**Data section:**
╭──

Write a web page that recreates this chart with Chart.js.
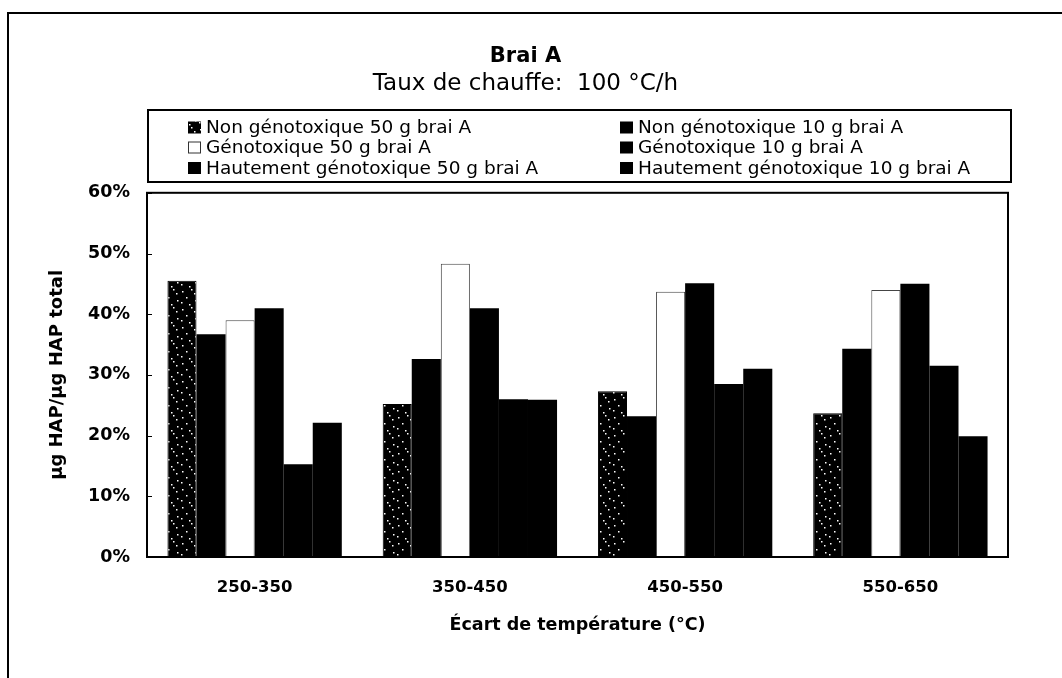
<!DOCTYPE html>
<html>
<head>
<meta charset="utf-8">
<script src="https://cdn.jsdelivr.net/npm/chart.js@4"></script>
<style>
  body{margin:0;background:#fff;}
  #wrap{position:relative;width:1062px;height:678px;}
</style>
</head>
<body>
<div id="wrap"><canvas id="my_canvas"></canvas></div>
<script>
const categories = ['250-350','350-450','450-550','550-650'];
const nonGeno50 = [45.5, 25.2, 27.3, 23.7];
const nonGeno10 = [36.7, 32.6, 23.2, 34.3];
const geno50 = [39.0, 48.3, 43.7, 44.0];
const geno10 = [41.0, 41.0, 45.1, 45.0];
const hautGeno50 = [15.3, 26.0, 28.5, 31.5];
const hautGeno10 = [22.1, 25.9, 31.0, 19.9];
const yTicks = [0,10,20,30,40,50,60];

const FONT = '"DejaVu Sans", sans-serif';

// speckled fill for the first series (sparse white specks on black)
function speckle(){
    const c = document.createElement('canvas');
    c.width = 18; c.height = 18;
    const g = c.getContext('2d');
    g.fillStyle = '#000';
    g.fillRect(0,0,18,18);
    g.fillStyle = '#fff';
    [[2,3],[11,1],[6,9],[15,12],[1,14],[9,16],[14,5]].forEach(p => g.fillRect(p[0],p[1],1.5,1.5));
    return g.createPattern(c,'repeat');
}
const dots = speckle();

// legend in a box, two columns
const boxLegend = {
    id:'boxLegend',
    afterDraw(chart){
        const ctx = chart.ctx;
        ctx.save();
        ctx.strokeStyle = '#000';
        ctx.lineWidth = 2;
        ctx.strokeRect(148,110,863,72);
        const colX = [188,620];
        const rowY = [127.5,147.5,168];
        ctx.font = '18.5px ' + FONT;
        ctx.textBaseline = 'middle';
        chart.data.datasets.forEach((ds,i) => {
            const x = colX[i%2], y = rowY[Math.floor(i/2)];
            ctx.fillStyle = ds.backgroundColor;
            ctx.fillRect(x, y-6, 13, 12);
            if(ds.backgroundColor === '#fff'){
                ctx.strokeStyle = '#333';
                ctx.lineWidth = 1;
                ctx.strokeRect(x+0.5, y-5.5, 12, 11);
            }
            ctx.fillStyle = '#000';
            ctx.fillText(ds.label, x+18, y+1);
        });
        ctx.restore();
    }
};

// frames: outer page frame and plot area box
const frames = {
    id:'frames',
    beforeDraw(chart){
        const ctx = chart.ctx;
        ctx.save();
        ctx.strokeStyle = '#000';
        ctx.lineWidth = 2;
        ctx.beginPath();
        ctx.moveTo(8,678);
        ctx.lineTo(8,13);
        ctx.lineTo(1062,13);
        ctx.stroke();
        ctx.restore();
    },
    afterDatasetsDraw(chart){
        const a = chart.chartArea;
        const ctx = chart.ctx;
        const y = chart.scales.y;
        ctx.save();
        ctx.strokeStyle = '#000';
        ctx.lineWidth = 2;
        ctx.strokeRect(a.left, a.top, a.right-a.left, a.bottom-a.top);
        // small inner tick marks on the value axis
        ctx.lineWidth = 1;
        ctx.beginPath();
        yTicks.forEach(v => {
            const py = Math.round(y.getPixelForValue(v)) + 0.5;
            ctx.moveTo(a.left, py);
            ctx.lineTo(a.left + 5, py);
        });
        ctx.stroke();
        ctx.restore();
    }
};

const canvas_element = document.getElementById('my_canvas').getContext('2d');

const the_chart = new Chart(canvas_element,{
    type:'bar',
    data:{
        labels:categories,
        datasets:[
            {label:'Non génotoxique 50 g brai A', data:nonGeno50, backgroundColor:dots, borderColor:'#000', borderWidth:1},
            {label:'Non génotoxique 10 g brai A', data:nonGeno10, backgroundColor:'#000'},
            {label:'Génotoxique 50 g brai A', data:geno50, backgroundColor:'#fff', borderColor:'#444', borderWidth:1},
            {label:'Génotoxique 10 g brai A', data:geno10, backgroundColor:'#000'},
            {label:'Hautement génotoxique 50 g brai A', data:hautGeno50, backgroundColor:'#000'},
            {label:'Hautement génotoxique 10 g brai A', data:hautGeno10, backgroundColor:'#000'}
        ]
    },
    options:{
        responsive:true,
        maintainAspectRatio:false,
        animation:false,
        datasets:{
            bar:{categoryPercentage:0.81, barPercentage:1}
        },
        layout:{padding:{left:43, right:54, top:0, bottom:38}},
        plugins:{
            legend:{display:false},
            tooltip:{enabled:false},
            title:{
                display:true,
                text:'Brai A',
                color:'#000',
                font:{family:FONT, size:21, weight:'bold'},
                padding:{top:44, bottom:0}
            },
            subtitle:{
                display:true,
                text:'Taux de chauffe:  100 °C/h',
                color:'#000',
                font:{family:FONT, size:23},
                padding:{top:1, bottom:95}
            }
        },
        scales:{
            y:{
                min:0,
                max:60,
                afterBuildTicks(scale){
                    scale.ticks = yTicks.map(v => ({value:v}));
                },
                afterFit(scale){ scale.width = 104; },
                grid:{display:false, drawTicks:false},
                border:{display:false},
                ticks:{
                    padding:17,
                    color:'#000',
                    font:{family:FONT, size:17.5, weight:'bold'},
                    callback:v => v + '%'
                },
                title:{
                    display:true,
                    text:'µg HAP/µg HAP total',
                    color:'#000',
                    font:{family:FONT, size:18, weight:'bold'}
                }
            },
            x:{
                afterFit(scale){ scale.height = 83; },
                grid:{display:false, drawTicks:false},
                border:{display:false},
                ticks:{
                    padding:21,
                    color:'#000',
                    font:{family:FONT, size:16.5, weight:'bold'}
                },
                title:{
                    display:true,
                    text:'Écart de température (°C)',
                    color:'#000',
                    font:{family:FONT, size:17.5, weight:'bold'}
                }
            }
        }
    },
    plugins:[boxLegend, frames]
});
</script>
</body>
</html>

╰──

**Task details:** Omit pictures; set down the rest of the material word for word.

**Answer to the problem:**
Write a web page that recreates this chart with Chart.js.
<!DOCTYPE html>
<html>
<head>
<meta charset="utf-8">
<script src="https://cdn.jsdelivr.net/npm/chart.js@4"></script>
<style>
  body{margin:0;background:#fff;}
  #wrap{position:relative;width:1062px;height:678px;}
</style>
</head>
<body>
<div id="wrap"><canvas id="my_canvas"></canvas></div>
<script>
const categories = ['250-350','350-450','450-550','550-650'];
const nonGeno50 = [45.5, 25.2, 27.3, 23.7];
const nonGeno10 = [36.7, 32.6, 23.2, 34.3];
const geno50 = [39.0, 48.3, 43.7, 44.0];
const geno10 = [41.0, 41.0, 45.1, 45.0];
const hautGeno50 = [15.3, 26.0, 28.5, 31.5];
const hautGeno10 = [22.1, 25.9, 31.0, 19.9];
const yTicks = [0,10,20,30,40,50,60];

const FONT = '"DejaVu Sans", sans-serif';

// speckled fill for the first series (sparse white specks on black)
function speckle(){
    const c = document.createElement('canvas');
    c.width = 18; c.height = 18;
    const g = c.getContext('2d');
    g.fillStyle = '#000';
    g.fillRect(0,0,18,18);
    g.fillStyle = '#fff';
    [[2,3],[11,1],[6,9],[15,12],[1,14],[9,16],[14,5]].forEach(p => g.fillRect(p[0],p[1],1.5,1.5));
    return g.createPattern(c,'repeat');
}
const dots = speckle();

// legend in a box, two columns
const boxLegend = {
    id:'boxLegend',
    afterDraw(chart){
        const ctx = chart.ctx;
        ctx.save();
        ctx.strokeStyle = '#000';
        ctx.lineWidth = 2;
        ctx.strokeRect(148,110,863,72);
        const colX = [188,620];
        const rowY = [127.5,147.5,168];
        ctx.font = '18.5px ' + FONT;
        ctx.textBaseline = 'middle';
        chart.data.datasets.forEach((ds,i) => {
            const x = colX[i%2], y = rowY[Math.floor(i/2)];
            ctx.fillStyle = ds.backgroundColor;
            ctx.fillRect(x, y-6, 13, 12);
            if(ds.backgroundColor === '#fff'){
                ctx.strokeStyle = '#333';
                ctx.lineWidth = 1;
                ctx.strokeRect(x+0.5, y-5.5, 12, 11);
            }
            ctx.fillStyle = '#000';
            ctx.fillText(ds.label, x+18, y+1);
        });
        ctx.restore();
    }
};

// frames: outer page frame and plot area box
const frames = {
    id:'frames',
    beforeDraw(chart){
        const ctx = chart.ctx;
        ctx.save();
        ctx.strokeStyle = '#000';
        ctx.lineWidth = 2;
        ctx.beginPath();
        ctx.moveTo(8,678);
        ctx.lineTo(8,13);
        ctx.lineTo(1062,13);
        ctx.stroke();
        ctx.restore();
    },
    afterDatasetsDraw(chart){
        const a = chart.chartArea;
        const ctx = chart.ctx;
        const y = chart.scales.y;
        ctx.save();
        ctx.strokeStyle = '#000';
        ctx.lineWidth = 2;
        ctx.strokeRect(a.left, a.top, a.right-a.left, a.bottom-a.top);
        // small inner tick marks on the value axis
        ctx.lineWidth = 1;
        ctx.beginPath();
        yTicks.forEach(v => {
            const py = Math.round(y.getPixelForValue(v)) + 0.5;
            ctx.moveTo(a.left, py);
            ctx.lineTo(a.left + 5, py);
        });
        ctx.stroke();
        ctx.restore();
    }
};

const canvas_element = document.getElementById('my_canvas').getContext('2d');

const the_chart = new Chart(canvas_element,{
    type:'bar',
    data:{
        labels:categories,
        datasets:[
            {label:'Non génotoxique 50 g brai A', data:nonGeno50, backgroundColor:dots, borderColor:'#000', borderWidth:1},
            {label:'Non génotoxique 10 g brai A', data:nonGeno10, backgroundColor:'#000'},
            {label:'Génotoxique 50 g brai A', data:geno50, backgroundColor:'#fff', borderColor:'#444', borderWidth:1},
            {label:'Génotoxique 10 g brai A', data:geno10, backgroundColor:'#000'},
            {label:'Hautement génotoxique 50 g brai A', data:hautGeno50, backgroundColor:'#000'},
            {label:'Hautement génotoxique 10 g brai A', data:hautGeno10, backgroundColor:'#000'}
        ]
    },
    options:{
        responsive:true,
        maintainAspectRatio:false,
        animation:false,
        datasets:{
            bar:{categoryPercentage:0.81, barPercentage:1}
        },
        layout:{padding:{left:43, right:54, top:0, bottom:38}},
        plugins:{
            legend:{display:false},
            tooltip:{enabled:false},
            title:{
                display:true,
                text:'Brai A',
                color:'#000',
                font:{family:FONT, size:21, weight:'bold'},
                padding:{top:44, bottom:0}
            },
            subtitle:{
                display:true,
                text:'Taux de chauffe:  100 °C/h',
                color:'#000',
                font:{family:FONT, size:23},
                padding:{top:1, bottom:95}
            }
        },
        scales:{
            y:{
                min:0,
                max:60,
                afterBuildTicks(scale){
                    scale.ticks = yTicks.map(v => ({value:v}));
                },
                afterFit(scale){ scale.width = 104; },
                grid:{display:false, drawTicks:false},
                border:{display:false},
                ticks:{
                    padding:17,
                    color:'#000',
                    font:{family:FONT, size:17.5, weight:'bold'},
                    callback:v => v + '%'
                },
                title:{
                    display:true,
                    text:'µg HAP/µg HAP total',
                    color:'#000',
                    font:{family:FONT, size:18, weight:'bold'}
                }
            },
            x:{
                afterFit(scale){ scale.height = 83; },
                grid:{display:false, drawTicks:false},
                border:{display:false},
                ticks:{
                    padding:21,
                    color:'#000',
                    font:{family:FONT, size:16.5, weight:'bold'}
                },
                title:{
                    display:true,
                    text:'Écart de température (°C)',
                    color:'#000',
                    font:{family:FONT, size:17.5, weight:'bold'}
                }
            }
        }
    },
    plugins:[boxLegend, frames]
});
</script>
</body>
</html>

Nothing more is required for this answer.